* [REQUIRED TASK]:
Extract only the first line of the listing and every line after it up to and including the one with "const EXTRA = 64;". Omit the pictures.

* [DATASET]:

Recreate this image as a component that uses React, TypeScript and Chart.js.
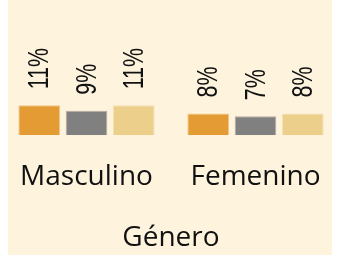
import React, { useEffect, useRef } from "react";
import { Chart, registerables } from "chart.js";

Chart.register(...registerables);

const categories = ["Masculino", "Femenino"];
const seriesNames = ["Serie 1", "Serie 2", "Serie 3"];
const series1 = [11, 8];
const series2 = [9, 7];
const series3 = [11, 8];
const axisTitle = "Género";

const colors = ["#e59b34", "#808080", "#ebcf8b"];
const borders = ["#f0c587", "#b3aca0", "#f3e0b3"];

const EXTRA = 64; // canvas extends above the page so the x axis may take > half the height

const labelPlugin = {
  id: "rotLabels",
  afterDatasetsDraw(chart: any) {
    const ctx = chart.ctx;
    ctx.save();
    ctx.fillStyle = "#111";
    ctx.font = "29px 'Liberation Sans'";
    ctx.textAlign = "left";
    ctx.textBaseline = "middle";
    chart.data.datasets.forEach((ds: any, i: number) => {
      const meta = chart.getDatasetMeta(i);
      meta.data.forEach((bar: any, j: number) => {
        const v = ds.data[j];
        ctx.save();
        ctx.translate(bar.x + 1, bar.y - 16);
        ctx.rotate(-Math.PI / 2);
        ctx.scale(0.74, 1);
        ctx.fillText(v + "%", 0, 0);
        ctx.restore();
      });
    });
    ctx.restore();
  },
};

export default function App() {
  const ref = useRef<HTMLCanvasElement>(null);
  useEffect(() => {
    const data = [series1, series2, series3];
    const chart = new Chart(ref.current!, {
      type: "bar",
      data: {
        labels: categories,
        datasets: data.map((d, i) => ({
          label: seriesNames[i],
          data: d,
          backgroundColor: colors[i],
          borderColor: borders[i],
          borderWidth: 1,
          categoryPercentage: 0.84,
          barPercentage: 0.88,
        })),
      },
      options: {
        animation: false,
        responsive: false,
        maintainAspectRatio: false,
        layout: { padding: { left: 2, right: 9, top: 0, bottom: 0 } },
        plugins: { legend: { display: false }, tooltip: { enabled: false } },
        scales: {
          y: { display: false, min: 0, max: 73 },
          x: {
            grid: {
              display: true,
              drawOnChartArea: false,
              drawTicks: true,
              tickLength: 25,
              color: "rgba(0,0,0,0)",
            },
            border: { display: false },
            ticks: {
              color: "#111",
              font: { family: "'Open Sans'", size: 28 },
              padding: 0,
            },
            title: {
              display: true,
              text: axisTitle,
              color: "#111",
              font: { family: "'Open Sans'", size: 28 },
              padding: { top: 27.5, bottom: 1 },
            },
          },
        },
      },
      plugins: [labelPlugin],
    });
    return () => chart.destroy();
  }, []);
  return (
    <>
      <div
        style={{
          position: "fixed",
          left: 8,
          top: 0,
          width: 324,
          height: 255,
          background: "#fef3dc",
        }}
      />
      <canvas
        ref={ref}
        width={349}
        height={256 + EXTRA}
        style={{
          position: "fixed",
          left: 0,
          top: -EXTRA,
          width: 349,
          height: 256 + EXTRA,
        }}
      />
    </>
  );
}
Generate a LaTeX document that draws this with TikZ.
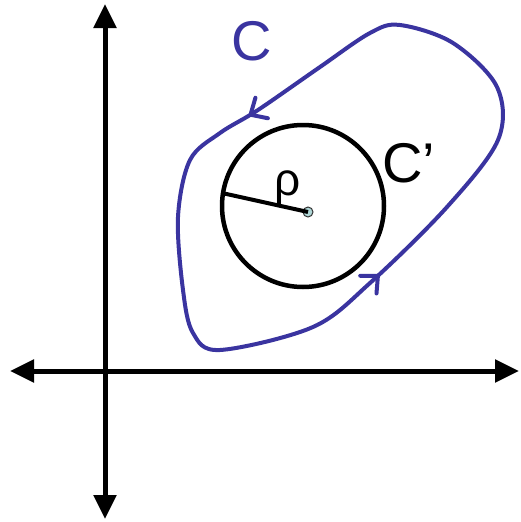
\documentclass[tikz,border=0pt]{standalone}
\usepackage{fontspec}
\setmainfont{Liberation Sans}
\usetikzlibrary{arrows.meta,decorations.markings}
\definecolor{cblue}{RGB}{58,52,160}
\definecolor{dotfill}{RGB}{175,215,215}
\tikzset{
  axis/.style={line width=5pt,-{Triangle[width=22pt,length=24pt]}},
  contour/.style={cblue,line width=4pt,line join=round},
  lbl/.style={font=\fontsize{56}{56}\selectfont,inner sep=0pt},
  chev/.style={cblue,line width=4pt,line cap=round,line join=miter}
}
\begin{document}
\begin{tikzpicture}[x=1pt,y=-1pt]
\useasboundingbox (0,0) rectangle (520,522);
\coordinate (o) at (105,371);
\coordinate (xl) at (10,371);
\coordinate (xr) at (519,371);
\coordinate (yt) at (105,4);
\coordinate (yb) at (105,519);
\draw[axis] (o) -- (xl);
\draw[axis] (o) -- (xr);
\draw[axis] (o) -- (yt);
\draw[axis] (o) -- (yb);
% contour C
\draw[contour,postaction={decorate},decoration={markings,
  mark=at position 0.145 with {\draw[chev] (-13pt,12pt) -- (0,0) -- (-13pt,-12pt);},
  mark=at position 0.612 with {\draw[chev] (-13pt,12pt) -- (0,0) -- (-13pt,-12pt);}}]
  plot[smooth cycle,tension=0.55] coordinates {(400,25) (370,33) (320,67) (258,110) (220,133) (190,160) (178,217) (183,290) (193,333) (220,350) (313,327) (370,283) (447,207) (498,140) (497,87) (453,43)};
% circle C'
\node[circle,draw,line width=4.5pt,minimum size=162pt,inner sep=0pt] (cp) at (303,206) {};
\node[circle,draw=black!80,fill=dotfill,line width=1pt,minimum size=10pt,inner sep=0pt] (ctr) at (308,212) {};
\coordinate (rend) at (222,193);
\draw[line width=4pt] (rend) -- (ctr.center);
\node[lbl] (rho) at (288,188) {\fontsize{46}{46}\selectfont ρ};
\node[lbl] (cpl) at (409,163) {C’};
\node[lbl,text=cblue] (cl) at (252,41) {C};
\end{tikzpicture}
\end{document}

* [RESULT OF THIS TASK]:
Recreate this image as a component that uses React, TypeScript and Chart.js.
import React, { useEffect, useRef } from "react";
import { Chart, registerables } from "chart.js";

Chart.register(...registerables);

const categories = ["Masculino", "Femenino"];
const seriesNames = ["Serie 1", "Serie 2", "Serie 3"];
const series1 = [11, 8];
const series2 = [9, 7];
const series3 = [11, 8];
const axisTitle = "Género";

const colors = ["#e59b34", "#808080", "#ebcf8b"];
const borders = ["#f0c587", "#b3aca0", "#f3e0b3"];

const EXTRA = 64; // canvas extends above the page so the x axis may take > half the height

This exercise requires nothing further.